Part II β€” Chapter 6

Diophantus & Late Antiquity

The father of algebra and the twilight of Hellenistic scholarship

6.1 Diophantus of Alexandria

Diophantus (c. 200–284 CE) wrote the Arithmetica, a collection of 130 problems (of which about half survive) involving the solution of equations in integers or rational numbers. His work represents a dramatic departure from the geometric tradition of Greek mathematics β€” it is algebraic in spirit, using abbreviations and symbols to manipulate unknown quantities.

Diophantine equations β€” polynomial equations where only integer solutions are sought β€” remain a central topic in modern number theory. Fermat's famous β€œLast Theorem” was scrawled in the margin of a copy of Diophantus's Arithmetica.

Video Documentary

Watch the documentary on Diophantus in our Video Lectures page β€” β€œBefore Newton and Einstein There Was Diophantus.”

6.2 Hypatia of Alexandria

Hypatia (c. 360–415 CE) was the last great mathematician of the Alexandrian tradition. The daughter of Theon of Alexandria, she wrote commentaries on Diophantus's Arithmetica and Apollonius's Conics, and was renowned as a teacher and philosopher.
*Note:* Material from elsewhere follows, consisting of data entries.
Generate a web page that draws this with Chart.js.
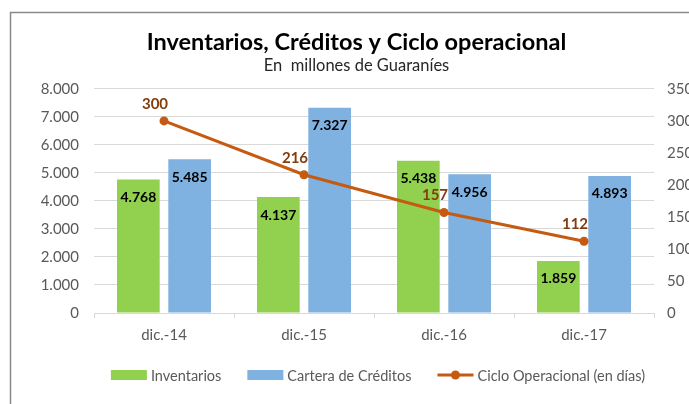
<!DOCTYPE html>
<html>
<head>
<meta charset="utf-8">
<script src="https://cdn.jsdelivr.net/npm/chart.js@4.4.1/dist/chart.umd.min.js"></script>
<style>
  html, body { margin: 0; padding: 0; background: #fff; overflow: hidden; }
  #wrap { position: relative; width: 689px; height: 404px; }
</style>
</head>
<body>
<div id="wrap"><canvas id="canvasCiclo" width="689" height="404"></canvas></div>
<script>
//Datos del grafico
const periodos = ["dic.-14", "dic.-15", "dic.-16", "dic.-17"];
const inventarios = [4768, 4137, 5438, 1859];
const cartera = [5485, 7327, 4956, 4893];
const cicloDias = [300, 216, 157, 112];
const ticksIzq = [0, 1000, 2000, 3000, 4000, 5000, 6000, 7000, 8000];
const ticksDer = [0, 50, 100, 150, 200, 250, 300, 350];

const FUENTE = "Lato, 'Open Sans', sans-serif";
const GRIS = "#595959";

//Formato con punto de miles
function miles(v) {
  return String(v).replace(/\B(?=(\d{3})+(?!\d))/g, ".");
}

//Marco del grafico (recortado a la derecha y abajo)
const marco = {
  id: "marco",
  beforeDraw(chart) {
    const ctx = chart.ctx;
    ctx.save();
    ctx.fillStyle = "#fff";
    ctx.fillRect(0, 0, chart.width, chart.height);
    ctx.strokeStyle = "#8a8a8a";
    ctx.lineWidth = 1.5;
    ctx.strokeRect(10.5, 12.5, 900, 600);
    ctx.restore();
  }
};

//Etiquetas de barras y de la linea
const etiquetas = {
  id: "etiquetas",
  afterDatasetsDraw(chart) {
    const ctx = chart.ctx;
    ctx.save();
    ctx.textAlign = "center";
    ctx.textBaseline = "middle";
    chart.data.datasets.forEach((ds, i) => {
      const meta = chart.getDatasetMeta(i);
      meta.data.forEach((el, j) => {
        if (ds.type === "line") {
          ctx.font = "bold 15px " + FUENTE;
          ctx.fillStyle = "#843C0C";
          ctx.fillText(ds.data[j], el.x - 9, el.y - 17);
        } else {
          ctx.font = "bold 14px " + FUENTE;
          ctx.fillStyle = "#000";
          ctx.fillText(miles(ds.data[j]), el.x, el.y + 18);
        }
      });
    });
    ctx.restore();
  }
};

//Leyenda dibujada a mano (estilo Excel)
const leyenda = {
  id: "leyenda",
  afterDraw(chart) {
    const ctx = chart.ctx;
    const y = 375;
    const anchoMuestra = 36;
    const espacio = 26;
    ctx.save();
    ctx.font = "14.5px " + FUENTE;
    ctx.textBaseline = "middle";
    const items = chart.data.datasets.map(ds => ({ ds: ds, w: anchoMuestra + 4 + ctx.measureText(ds.label).width }));
    let total = items.reduce((a, it) => a + it.w, 0) + espacio * (items.length - 1);
    let x = 378 - total / 2;
    items.forEach(it => {
      const ds = it.ds;
      if (ds.type === "line") {
        ctx.strokeStyle = ds.borderColor;
        ctx.lineWidth = 3;
        ctx.beginPath();
        ctx.moveTo(x, y);
        ctx.lineTo(x + anchoMuestra, y);
        ctx.stroke();
        ctx.fillStyle = ds.borderColor;
        ctx.beginPath();
        ctx.arc(x + anchoMuestra / 2, y, 4.5, 0, Math.PI * 2);
        ctx.fill();
      } else {
        ctx.fillStyle = ds.backgroundColor;
        ctx.fillRect(x, y - 5, anchoMuestra, 10);
      }
      ctx.fillStyle = GRIS;
      ctx.fillText(ds.label, x + anchoMuestra + 4, y + 1);
      x += it.w + espacio;
    });
    ctx.restore();
  }
};

var canvas = document.getElementById("canvasCiclo");
new Chart(canvas, {
  type: "bar",
  data: {
    labels: periodos,
    datasets: [
      {
        label: "Inventarios",
        data: inventarios,
        backgroundColor: "#92D050",
        yAxisID: "y",
        order: 1,
        categoryPercentage: 0.733,
        barPercentage: 0.832
      },
      {
        label: "Cartera de Créditos",
        data: cartera,
        backgroundColor: "#7FB1E1",
        yAxisID: "y",
        order: 1,
        categoryPercentage: 0.733,
        barPercentage: 0.832
      },
      {
        type: "line",
        label: "Ciclo Operacional (en días)",
        data: cicloDias,
        borderColor: "#C55A11",
        backgroundColor: "#C55A11",
        borderWidth: 3,
        pointRadius: 4.5,
        pointHoverRadius: 4.5,
        pointBackgroundColor: "#C55A11",
        pointBorderWidth: 0,
        tension: 0,
        yAxisID: "y1",
        order: 0
      }
    ]
  },
  options: {
    responsive: false,
    animation: false,
    layout: { padding: { left: 24, right: 0, top: 0, bottom: 0 } },
    plugins: {
      legend: { display: false },
      tooltip: { enabled: false },
      title: {
        display: true,
        text: "Inventarios, Créditos y Ciclo operacional",
        color: "#000",
        font: { family: FUENTE, size: 23.5, weight: "bold", lineHeight: 1.2 },
        padding: { top: 27.9, bottom: 0 }
      },
      subtitle: {
        display: true,
        text: "En  millones de Guaraníes",
        color: "#262626",
        font: { family: FUENTE, size: 16.5, lineHeight: 1.2 },
        padding: { top: 0, bottom: 13 }
      }
    },
    scales: {
      x: {
        grid: { display: true, drawOnChartArea: false, drawTicks: true, tickLength: 5, color: "#D9D9D9", offset: true },
        border: { display: true, color: "#D9D9D9" },
        ticks: { color: GRIS, font: { family: FUENTE, size: 15 }, padding: 8 },
        afterFit(scale) { scale.height = 91; }
      },
      y: {
        position: "left",
        min: 0,
        max: 8000,
        afterBuildTicks(scale) { scale.ticks = ticksIzq.map(v => ({ value: v })); },
        grid: { color: "#D9D9D9", drawTicks: false },
        border: { display: false },
        ticks: { color: GRIS, font: { family: FUENTE, size: 15 }, padding: 15, callback: v => miles(v) },
        afterFit(scale) { scale.width = 70; }
      },
      y1: {
        position: "right",
        min: 0,
        max: 350,
        afterBuildTicks(scale) { scale.ticks = ticksDer.map(v => ({ value: v })); },
        grid: { drawOnChartArea: false, drawTicks: false },
        border: { display: false },
        ticks: { color: GRIS, font: { family: FUENTE, size: 15 }, padding: 13 },
        afterFit(scale) { scale.width = 35; }
      }
    }
  },
  plugins: [marco, etiquetas, leyenda]
});
</script>
</body>
</html>
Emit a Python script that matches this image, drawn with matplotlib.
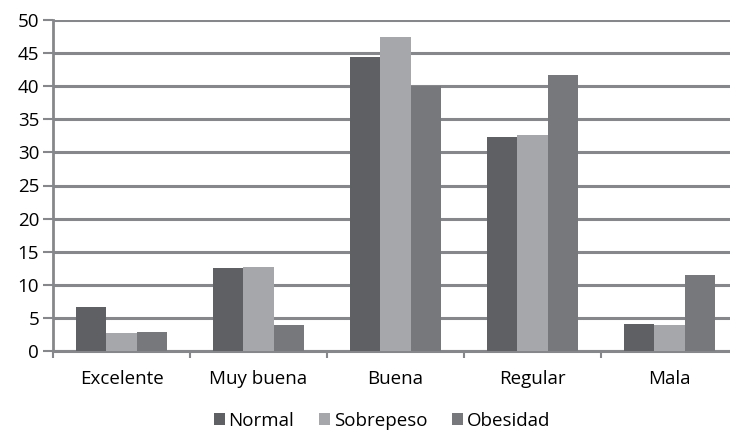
import matplotlib.pyplot as plt
import numpy as np

plt.rcParams['font.family'] = ['Open Sans', 'DejaVu Sans']

# Percepción de salud por grupo de peso
categorias = ['Excelente', 'Muy buena', 'Buena', 'Regular', 'Mala']
normal = [6.7, 12.5, 44.4, 32.3, 4.1]
sobrepeso = [2.7, 12.7, 47.5, 32.7, 3.9]
obesidad = [2.9, 3.9, 40.0, 41.7, 11.5]

series = [('Normal', normal, '#5f6064'),
          ('Sobrepeso', sobrepeso, '#a6a7ab'),
          ('Obesidad', obesidad, '#77787c')]

fig = plt.figure(figsize=(7.3, 4.33), dpi=100)
ax = fig.add_axes([53 / 730, 82 / 433, 685 / 730, 331 / 433])

x = np.arange(len(categorias))
w = 0.219
for i, (nombre, vals, color) in enumerate(series):
    ax.bar(x + (i - 1) * w, vals, w, color=color, label=nombre, zorder=3)

ax.set_xlim(-0.5, len(categorias) - 0.5)
ax.set_ylim(0, 50)
ax.set_yticks(range(0, 51, 5))
ax.yaxis.grid(True, color='#86878a', linewidth=2.2, zorder=0)

# ticks del eje x en los límites de cada categoría
ax.set_xticks(np.arange(-0.5, len(categorias) - 0.4, 1))
ax.set_xticklabels([])
ax.set_xticks(x, minor=True)
ax.set_xticklabels(categorias, minor=True)
ax.tick_params(axis='x', which='minor', length=0, pad=14, labelsize=13.5)
ax.tick_params(axis='x', which='major', length=5, width=1.5, color='#86878a')
ax.tick_params(axis='y', length=7, width=1.5, color='#86878a', labelsize=13.5, pad=3)

for s in ['top', 'right']:
    ax.spines[s].set_visible(False)
ax.spines['left'].set_color('#86878a')
ax.spines['left'].set_linewidth(2)
ax.spines['bottom'].set_color('#86878a')
ax.spines['bottom'].set_linewidth(2.2)

fig.legend(loc='lower center', bbox_to_anchor=(0.523, -0.032), ncol=3, frameon=False,
           fontsize=13.5, handlelength=0.6, handleheight=0.6, handletextpad=0.2,
           columnspacing=1.3)

fig.savefig('out.png', dpi=100)
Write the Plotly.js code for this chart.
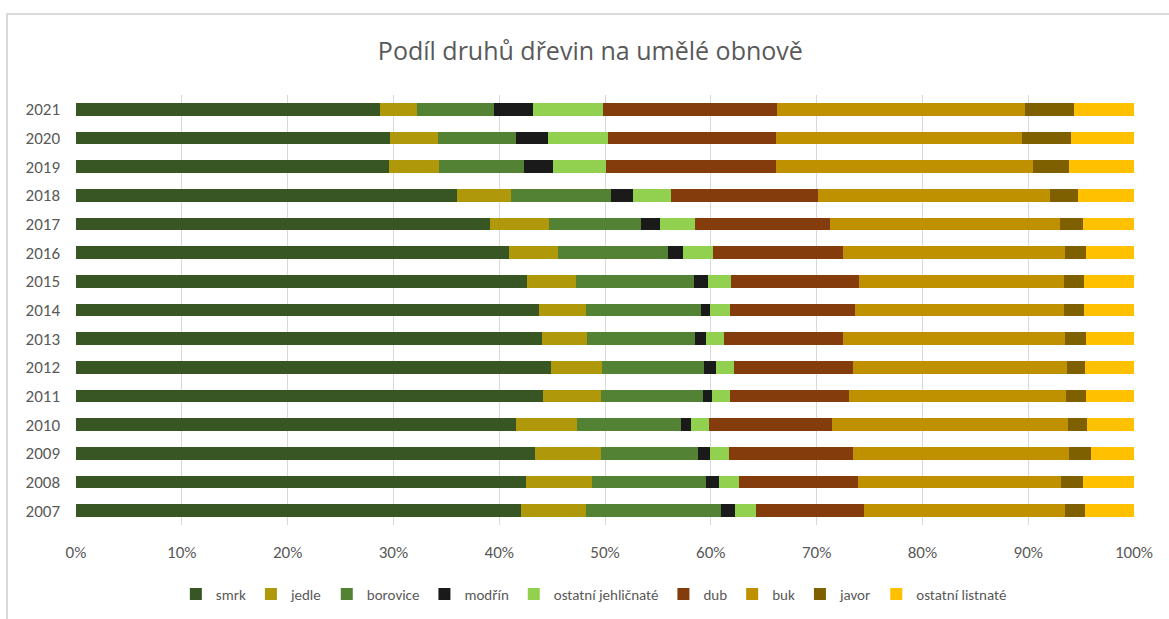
<!DOCTYPE html>
<html>
<head>
<meta charset="utf-8">
<script src="https://cdn.plot.ly/plotly-3.0.1.min.js"></script>
<style>
  html, body { margin: 0; padding: 0; background: #fff; }
  #wrap { position: relative; width: 1169px; height: 619px; overflow: hidden; }
  #frame { position: absolute; left: 6px; top: 13px; width: 1400px; height: 900px;
           border-left: 2px solid #d9d9d9; border-top: 2px solid #d9d9d9; pointer-events: none; }
  #chart { position: absolute; left: 0; top: 0; width: 1169px; height: 619px; }
</style>
</head>
<body>
<div id="wrap">
  <div id="chart"></div>
  <div id="frame"></div>
</div>
<script>
const years = ["2007","2008","2009","2010","2011","2012","2013","2014","2015","2016","2017","2018","2019","2020","2021"];

// shares in % per year (2007 ... 2021)
const smrk      = [42.1, 42.5, 43.4, 41.6, 44.1, 44.9, 44.0, 43.8, 42.6, 40.9, 39.1, 36.0, 29.6, 29.7, 28.7];
const jedle     = [ 6.1,  6.3,  6.2,  5.8,  5.5,  4.8,  4.3,  4.4,  4.7,  4.7,  5.6,  5.1,  4.7,  4.5,  3.5];
const borovice  = [12.8, 10.7,  9.2,  9.8,  9.7,  9.7, 10.2, 10.9, 11.1, 10.4,  8.7,  9.5,  8.0,  7.4,  7.3];
const modrin    = [ 1.3,  1.3,  1.1,  0.9,  0.8,  1.1,  1.0,  0.8,  1.3,  1.4,  1.8,  2.0,  2.8,  3.0,  3.7];
const ostJehl   = [ 2.0,  1.9,  1.8,  1.7,  1.7,  1.7,  1.7,  1.9,  2.2,  2.8,  3.3,  3.6,  5.0,  5.7,  6.6];
const dub       = [10.2, 11.2, 11.7, 11.7, 11.3, 11.2, 11.3, 11.8, 12.1, 12.3, 12.8, 13.9, 16.1, 15.9, 16.5];
const buk       = [19.0, 19.2, 20.5, 22.3, 20.5, 20.3, 21.0, 19.8, 19.4, 21.0, 21.7, 22.0, 24.3, 23.2, 23.4];
const javor     = [ 1.9,  2.1,  2.0,  1.8,  1.9,  1.7,  2.0,  1.9,  1.9,  2.0,  2.2,  2.6,  3.4,  4.6,  4.6];
const ostList   = [ 4.6,  4.8,  4.1,  4.4,  4.5,  4.6,  4.5,  4.7,  4.7,  4.5,  4.8,  5.3,  6.1,  6.0,  5.7];

const seriesNames = ["smrk","jedle","borovice","modřín","ostatní jehličnaté","dub","buk","javor","ostatní listnaté"];
const seriesValues = [smrk, jedle, borovice, modrin, ostJehl, dub, buk, javor, ostList];
const seriesColors = ["#375623","#AF990B","#548235","#1A1A1A","#92D050","#843C0C","#BF9000","#7F6000","#FFC000"];

const tickFont = "'Liberation Sans Narrow', Carlito, Calibri, 'Noto Sans', sans-serif";

const traces = seriesNames.map((name, i) => ({
  type: "bar",
  orientation: "h",
  name: name,
  y: years,
  x: seriesValues[i],
  marker: { color: seriesColors[i], line: { width: 0 } },
  hoverinfo: "name+x"
}));

const layout = {
  width: 1169,
  height: 619,
  barmode: "stack",
  barnorm: "percent",
  bargap: 0.55,
  paper_bgcolor: "rgba(0,0,0,0)",
  plot_bgcolor: "rgba(0,0,0,0)",
  margin: { l: 76, r: 35, t: 95, b: 94 },
  title: {
    text: "Podíl druhů dřevin na umělé obnově",
    x: 0.505, xanchor: "center",
    y: 0.918, yanchor: "middle",
    font: { family: "'Open Sans', 'Noto Sans', sans-serif", size: 25, color: "#595959" }
  },
  xaxis: {
    range: [0, 100],
    dtick: 10,
    ticksuffix: "%",
    showgrid: true,
    gridcolor: "#d9d9d9",
    gridwidth: 1,
    zeroline: false,
    showline: false,
    ticks: "",
    ticklen: 0,
    ticklabelstandoff: 15,
    automargin: false,
    tickfont: { family: tickFont, size: 17, color: "#595959" },
    fixedrange: true
  },
  yaxis: {
    type: "category",
    showgrid: false,
    zeroline: false,
    showline: false,
    ticks: "",
    ticklabelstandoff: 15,
    automargin: false,
    tickfont: { family: tickFont, size: 17, color: "#595959" },
    fixedrange: true
  },
  showlegend: true,
  legend: {
    orientation: "h",
    xref: "container", yref: "container",
    x: 0.508, xanchor: "center",
    y: 0.04, yanchor: "middle",
    traceorder: "normal",
    font: { family: tickFont, size: 15, color: "#595959" },
    itemwidth: 30,
    itemclick: false
  }
};

Plotly.newPlot("chart", traces, layout, { displayModeBar: false, staticPlot: true });
</script>
</body>
</html>
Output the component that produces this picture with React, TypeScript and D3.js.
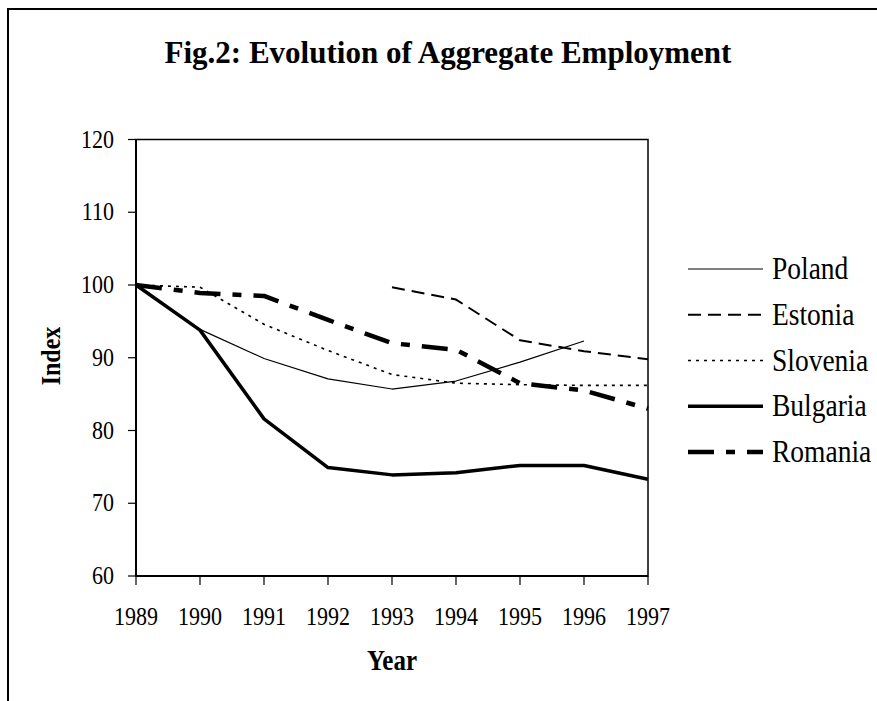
import React from 'react';
import * as d3 from 'd3';

// years on the x axis
const years = [1989, 1990, 1991, 1992, 1993, 1994, 1995, 1996, 1997];
const yTicks = [60, 70, 80, 90, 100, 110, 120];

// index values (null = no data)
const poland = [100, 93.9, 89.9, 87.1, 85.7, 86.8, 89.4, 92.3, null];
const estonia = [null, null, null, null, 99.7, 98.0, 92.4, 90.9, 89.8];
const slovenia = [100, 99.7, 94.6, 91.0, 87.7, 86.5, 86.3, 86.2, 86.2];
const bulgaria = [100, 93.8, 81.6, 74.9, 73.9, 74.2, 75.2, 75.2, 73.3];
const romania = [100, 98.9, 98.5, 95.2, 92.0, 91.1, 86.5, 85.5, 83.0];

const seriesNames = ['Poland', 'Estonia', 'Slovenia', 'Bulgaria', 'Romania'];
const seriesValues = [poland, estonia, slovenia, bulgaria, romania];

// line looks per series
const styles = [
  { width: 1.2, dash: null },
  { width: 2, dash: '13,7' },
  { width: 1.6, dash: '3,5' },
  { width: 3.5, dash: null },
  { width: 4.5, dash: '26,12,9,12' },
];

const W = 877;
const H = 701;
const font = '"Liberation Serif", "Times New Roman", serif';
const STRETCH = 1.14; // the original glyphs are drawn a bit taller than wide

// text that is stretched vertically around its baseline
const Tall = ({ x, y, size, anchor = 'start', bold = false, children }: any) => (
  <text
    transform={`translate(${x},${y}) scale(1,${STRETCH})`}
    textAnchor={anchor}
    fontSize={size}
    fontWeight={bold ? 'bold' : 'normal'}
  >
    {children}
  </text>
);

export default function App() {
  const x = d3.scaleLinear().domain([1989, 1997]).range([136, 648]);
  const y = d3.scaleLinear().domain([60, 120]).range([576, 139.5]);

  const line = d3
    .line<number | null>()
    .defined((d) => d != null)
    .x((d, i) => x(years[i]))
    .y((d) => y(d as number));

  const legendY = d3.scalePoint<string>().domain(seriesNames).range([269, 452]);

  return (
    <svg
      width={W}
      height={H}
      style={{ position: 'absolute', left: 0, top: 0, background: '#fff' }}
      fontFamily={font}
    >
      {/* outer frame, runs past the picture's right and bottom edge */}
      <rect x={8} y={9} width={W + 20} height={H + 20} fill="none" stroke="#000" strokeWidth={2} />

      <text x={448} y={63} textAnchor="middle" fontSize={31} fontWeight="bold">
        Fig.2: Evolution of Aggregate Employment
      </text>

      {/* plot frame */}
      <rect x={136} y={139.5} width={512} height={436.5} fill="none" stroke="#000" strokeWidth={1.5} />
      <line x1={136} x2={136} y1={139.5} y2={576} stroke="#000" strokeWidth={2} />
      <line x1={136} x2={648} y1={576} y2={576} stroke="#000" strokeWidth={2} />

      {/* y axis ticks */}
      {yTicks.map((t) => (
        <g key={t}>
          <line x1={128} x2={136} y1={y(t)} y2={y(t)} stroke="#000" strokeWidth={1.2} />
          <Tall x={114} y={y(t) + 8} size={22} anchor="end">
            {t}
          </Tall>
        </g>
      ))}

      {/* x axis ticks */}
      {years.map((yr) => (
        <g key={yr}>
          <line x1={x(yr)} x2={x(yr)} y1={576} y2={585} stroke="#000" strokeWidth={1.2} />
          <Tall x={x(yr)} y={625} size={22} anchor="middle">
            {yr}
          </Tall>
        </g>
      ))}

      <Tall x={392} y={670} size={25} anchor="middle" bold>
        Year
      </Tall>
      <text
        transform={`translate(60,356) rotate(-90) scale(1,${STRETCH})`}
        textAnchor="middle"
        fontSize={24}
        fontWeight="bold"
      >
        Index
      </text>

      {/* series */}
      {seriesValues.map((vals, i) => (
        <path
          key={seriesNames[i]}
          d={line(vals) || ''}
          fill="none"
          stroke="#000"
          strokeWidth={styles[i].width}
          strokeDasharray={styles[i].dash || undefined}
          strokeLinejoin="round"
        />
      ))}

      {/* legend */}
      {seriesNames.map((name, i) => (
        <g key={name}>
          <line
            x1={688}
            x2={763}
            y1={legendY(name)}
            y2={legendY(name)}
            stroke="#000"
            strokeWidth={styles[i].width}
            strokeDasharray={styles[i].dash || undefined}
          />
          <Tall x={772} y={(legendY(name) as number) + 10} size={27.5}>
            {name}
          </Tall>
        </g>
      ))}
    </svg>
  );
}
Her murder by a Christian mob in 415 CE is often taken as symbolic of the end of the classical intellectual tradition in Alexandria. The mathematical heritage she helped preserve would survive mainly through Arabic translations.

6.3 The Transmission of Knowledge

As the Roman Empire declined, the Greek mathematical tradition was preserved through two main channels: Byzantine scholars who maintained Greek manuscripts in Constantinople, and Arabic translators who rendered Greek texts into Arabic during the Islamic Golden Age.

Without these preservation efforts, works by Euclid, Archimedes, Apollonius, and Diophantus might have been lost forever. The translation movement centered at the House of Wisdom in Baghdad (founded c. 832 CE) would not only preserve but build upon this heritage, creating new mathematics that eventually flowed back to Europe.